Insisting that some elements in the Pakistani government know the whereabouts of Al Qaeda chief Osama bin Laden, US has said that the information should be shared with it. Washington also warned that a terrorist attack on US soil would devastate bilateral ties with Pakistan.

“I think what the Secretary (of State) was saying was that it’s our belief that somewhere within the (Pakistani) government there is this kind of knowledge, and we would hope that if that knowledge is available we can find out and take appropriate action,” State Department spokesman PJ Crowley told reporters at his daily news conference.

Crowley said Secretary of State Hilary Clinton in an interview during her trip to Pakistan did not suggest that the highest level authorities in Pakistan have specific knowledge of where Ladin is.

“I think the CIA director recently said on a major television programme it is — he’s not sure precisely today where bin Laden is,” he said.

“I think we believe that he remains in the tribal areas between Afghanistan and Pakistan,” Crowley said in response to a question.

Asking Islamabad to take “additional steps” to combat terrorism, Secretary of State Hillary Clinton has warned that any terror attack on the US if traced back to Pakistan would have a “devastating impact” on bilateral ties.

Contending that terror groups if unchecked can be like having “a poisonous snake in your backyard,” Clinton suggested she was “all the time” worried about a terrorist attack against the US emanating from Pakistan.

“There are still additional steps that we are asking and expecting the Pakistanis to take. But there’s no doubt in anyone’s mind that should an attack on the United States be traced to Pakistan, it would be a very devastating impact on our relationship,” Clinton told the BBC in an interviews.

In further evidence of the US’s preoccupation with the terrorist threat from Pakistan, the Washington Post reported that John Bennett, a CIA veteran who served as station chief in Pakistan until last year and who has had numerous other overseas postings, has been appointed head of the agency’s National Clandestine Servicey.

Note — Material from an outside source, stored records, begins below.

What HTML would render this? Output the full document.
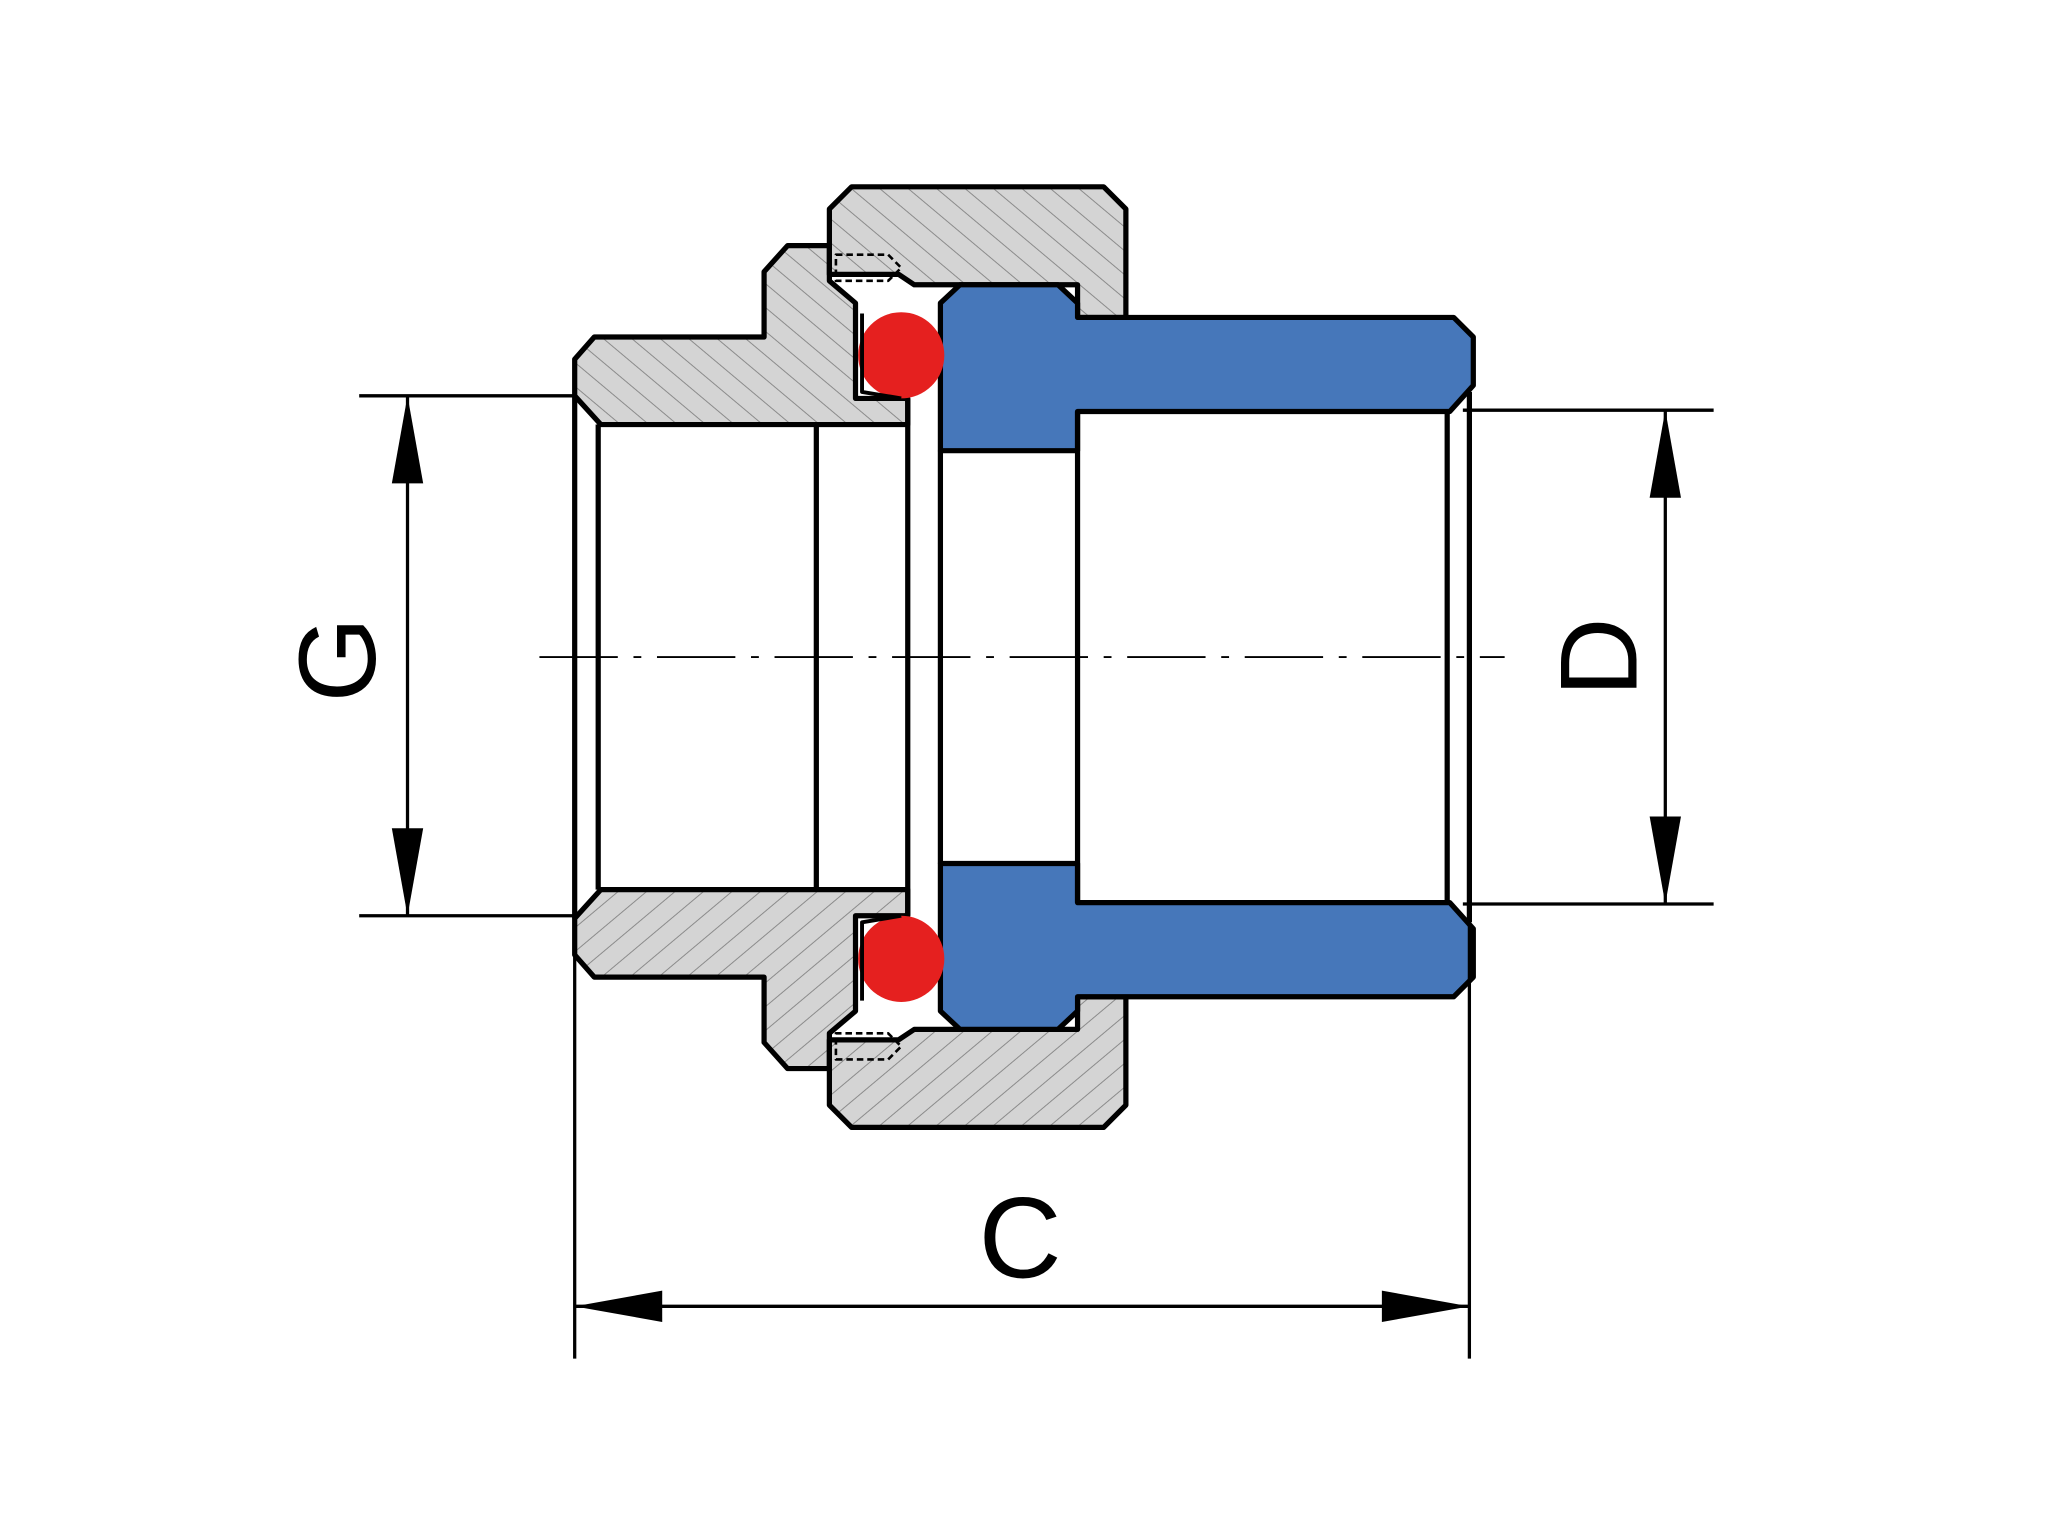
<!DOCTYPE html>
<html><head><meta charset="utf-8"><style>
html,body{margin:0;padding:0;background:#fff;}
svg{display:block;}
text{font-family:"Liberation Sans",sans-serif;fill:#000;}
</style></head><body>
<svg width="2048" height="1531" viewBox="0 0 1568 1172" preserveAspectRatio="none" xmlns="http://www.w3.org/2000/svg">
<defs>
<pattern id="h" patternUnits="userSpaceOnUse" width="14" height="14" patternTransform="rotate(-50)">
<rect width="14" height="14" fill="#d4d4d4"/>
<line x1="0" y1="0" x2="0" y2="14" stroke="#8a8a8a" stroke-width="1.5"/>
</pattern>
</defs>
<rect width="1568" height="1172" fill="#fff"/>
<g id="top" stroke="#000" stroke-width="4" stroke-linejoin="round">
<!-- left brass piece -->
<path d="M440,275 L455,258 L585,258 L585,208 L603,188 L635,188 L635,215 L655,232 L655,305 L695,305 L695,325 L460,325 L440,303 Z" fill="url(#h)"/>
<!-- nut -->
<path d="M635,160 L652,143 L845,143 L862,160 L862,243 L825,243 L825,218 L700,218 L688,210 L635,210 Z" fill="url(#h)"/>
<path d="M640,195 L680,195 L690,205 L680,215 L640,215 Z" fill="none" stroke-width="2" stroke-dasharray="5,3"/>
<!-- blue piece -->
<path d="M720,232 L735,218 L810,218 L825,232 L825,243 L1113,243 L1128,258 L1128,295 L1110,315 L825,315 L825,345 L720,345 Z" fill="#4677ba"/>
<!-- o-ring -->
<circle cx="690" cy="272" r="33" fill="#e5201f" stroke="none"/>
<path d="M660,240 L660,300 L690,305" fill="none" stroke-width="3"/>
</g>
<use href="#top" transform="translate(0,1006) scale(1,-1)"/>
<!-- bore lines -->
<g stroke="#000" stroke-width="4" fill="none">
<line x1="440" y1="303" x2="440" y2="703"/>
<line x1="458" y1="325" x2="458" y2="681"/>
<line x1="625" y1="325" x2="625" y2="681"/>
<line x1="695" y1="305" x2="695" y2="701"/>
<line x1="720" y1="345" x2="720" y2="661"/>
<line x1="825" y1="315" x2="825" y2="691"/>
<line x1="1108" y1="315" x2="1108" y2="691"/>
<line x1="1125" y1="300" x2="1125" y2="706"/>
</g>
<!-- centerline -->
<line x1="413" y1="503" x2="1152" y2="503" stroke="#000" stroke-width="1.5" stroke-dasharray="60,12,6,12"/>
<!-- G dimension -->
<g stroke="#000" stroke-width="2.5" fill="none">
<line x1="275" y1="303" x2="440" y2="303"/>
<line x1="275" y1="701" x2="440" y2="701"/>
<line x1="312" y1="303" x2="312" y2="701"/>
<line x1="1120" y1="314" x2="1312" y2="314"/>
<line x1="1120" y1="692" x2="1312" y2="692"/>
<line x1="1275" y1="314" x2="1275" y2="692"/>
<line x1="440" y1="705" x2="440" y2="1040"/>
<line x1="1125" y1="705" x2="1125" y2="1040"/>
<line x1="440" y1="1000" x2="1125" y2="1000"/>
</g>
<g fill="#000">
<polygon points="312,303 300,370 324,370"/>
<polygon points="312,701 300,634 324,634"/>
<polygon points="1275,314 1263,381 1287,381"/>
<polygon points="1275,692 1263,625 1287,625"/>
<polygon points="440,1000 507,988 507,1012"/>
<polygon points="1125,1000 1058,988 1058,1012"/>
</g>
<text x="0" y="0" font-size="84" text-anchor="middle" transform="translate(287,505) rotate(-90)">G</text>
<text x="0" y="0" font-size="84" text-anchor="middle" transform="translate(1253,503) rotate(-90)">D</text>
<text x="781" y="978" font-size="88" text-anchor="middle">C</text>
</svg>
</body></html>
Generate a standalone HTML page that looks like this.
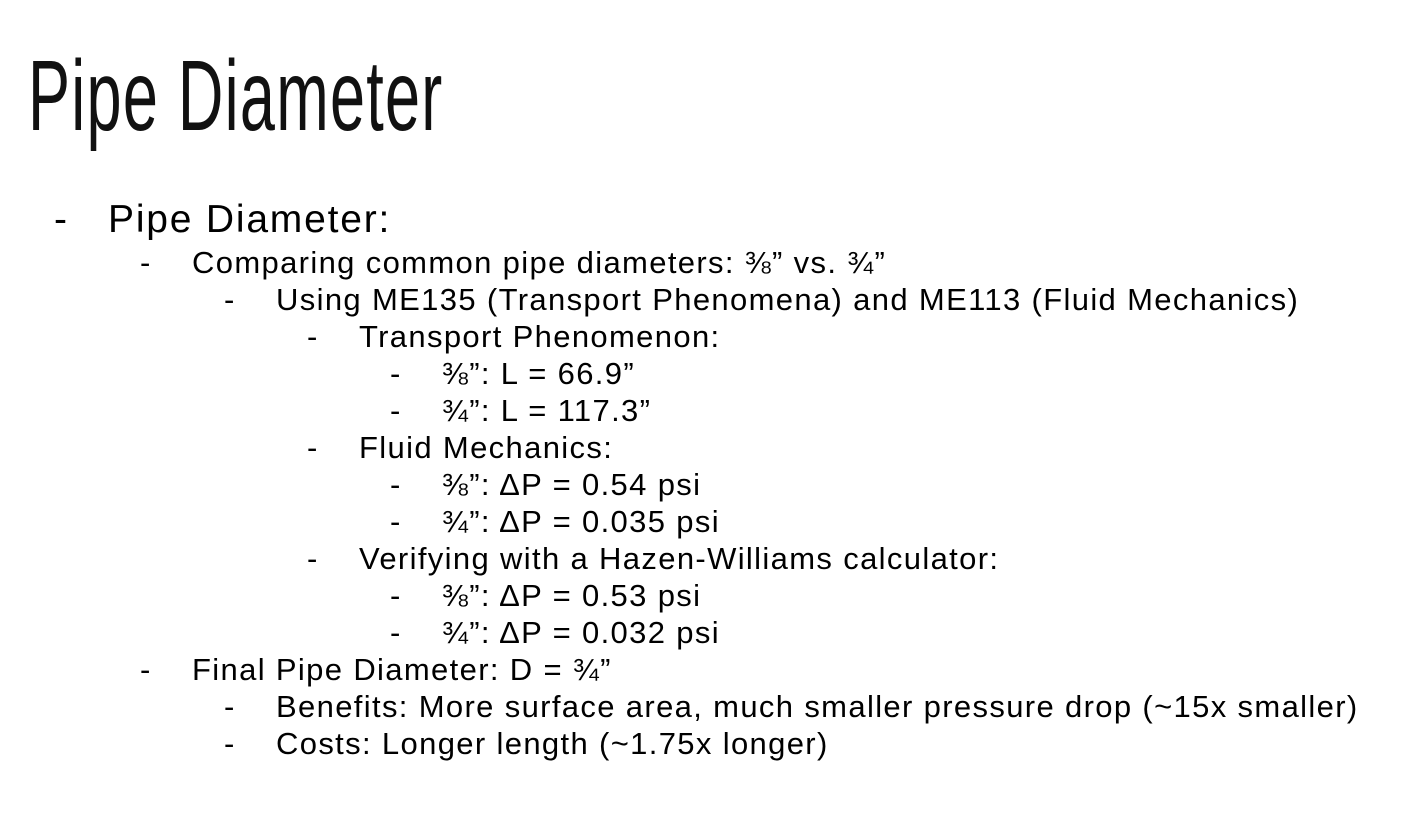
<!DOCTYPE html>
<html><head><meta charset="utf-8">
<style>
html,body{margin:0;padding:0;background:#fff;}
body{width:1415px;height:839px;position:relative;overflow:hidden;font-family:"Liberation Sans",sans-serif;color:#000;}
.title{position:absolute;left:28px;top:38px;font-size:100px;line-height:116px;transform:scaleX(0.63);transform-origin:left top;white-space:nowrap;letter-spacing:2px;color:#111;}
.l{position:absolute;white-space:nowrap;font-size:31px;line-height:37px;letter-spacing:1.35px;}
.d{position:absolute;white-space:nowrap;font-size:31px;line-height:37px;}
.l1{font-size:39px;line-height:44px;letter-spacing:1.8px;}
</style></head><body>
<div class="title">Pipe Diameter</div>

<div class="d l1" style="left:54px;top:198px">-</div>
<div class="l l1" style="left:108px;top:198px">Pipe Diameter:</div>

<div class="d" style="left:140px;top:244px">-</div>
<div class="l" style="left:192px;top:244px">Comparing common pipe diameters: ⅜” vs. ¾”</div>

<div class="d" style="left:224px;top:281px">-</div>
<div class="l" style="left:276px;top:281px">Using ME135 (Transport Phenomena) and ME113 (Fluid Mechanics)</div>

<div class="d" style="left:307px;top:318px">-</div>
<div class="l" style="left:359px;top:318px">Transport Phenomenon:</div>

<div class="d" style="left:390px;top:355px">-</div>
<div class="l" style="left:442px;top:355px">⅜”: L = 66.9”</div>

<div class="d" style="left:390px;top:392px">-</div>
<div class="l" style="left:442px;top:392px">¾”: L = 117.3”</div>

<div class="d" style="left:307px;top:429px">-</div>
<div class="l" style="left:359px;top:429px">Fluid Mechanics:</div>

<div class="d" style="left:390px;top:466px">-</div>
<div class="l" style="left:442px;top:466px">⅜”: ΔP = 0.54 psi</div>

<div class="d" style="left:390px;top:503px">-</div>
<div class="l" style="left:442px;top:503px">¾”: ΔP = 0.035 psi</div>

<div class="d" style="left:307px;top:540px">-</div>
<div class="l" style="left:359px;top:540px">Verifying with a Hazen-Williams calculator:</div>

<div class="d" style="left:390px;top:577px">-</div>
<div class="l" style="left:442px;top:577px">⅜”: ΔP = 0.53 psi</div>

<div class="d" style="left:390px;top:614px">-</div>
<div class="l" style="left:442px;top:614px">¾”: ΔP = 0.032 psi</div>

<div class="d" style="left:140px;top:651px">-</div>
<div class="l" style="left:192px;top:651px">Final Pipe Diameter: D = ¾”</div>

<div class="d" style="left:224px;top:688px">-</div>
<div class="l" style="left:276px;top:688px">Benefits: More surface area, much smaller pressure drop (~15x smaller)</div>

<div class="d" style="left:224px;top:725px">-</div>
<div class="l" style="left:276px;top:725px">Costs: Longer length (~1.75x longer)</div>
</body></html>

As station chief in Pakistan, one of the agency’s most sensitive positions, Bennett was deeply involved in the drone campaign that has killed hundreds of Al Qaeda and Taliban operatives, including at least 20 senior figures.

US will work with Pak on nuke energy: Clinton

1. The US has promised to work with Pakistan on the civil nuclear energy front and try to overcome the “obstacles” that come in the way, as it seeks clarifications from Beijing over its atomic agreement with Islamabad.

2. “In our dialogue with the Pakistani Government, we have clearly said we will work with them on civil nuclear energy,” Clinton told a group of Pakistani journalists in Islamabad recently, according to the transcripts made available by the State Department.

3. Pakistan has been demanding a civilian nuclear deal with the US on the lines of the one it has with India.

4. China and Pakistan have an agreement under which the former would supply two additional nuclear reactors to the latter.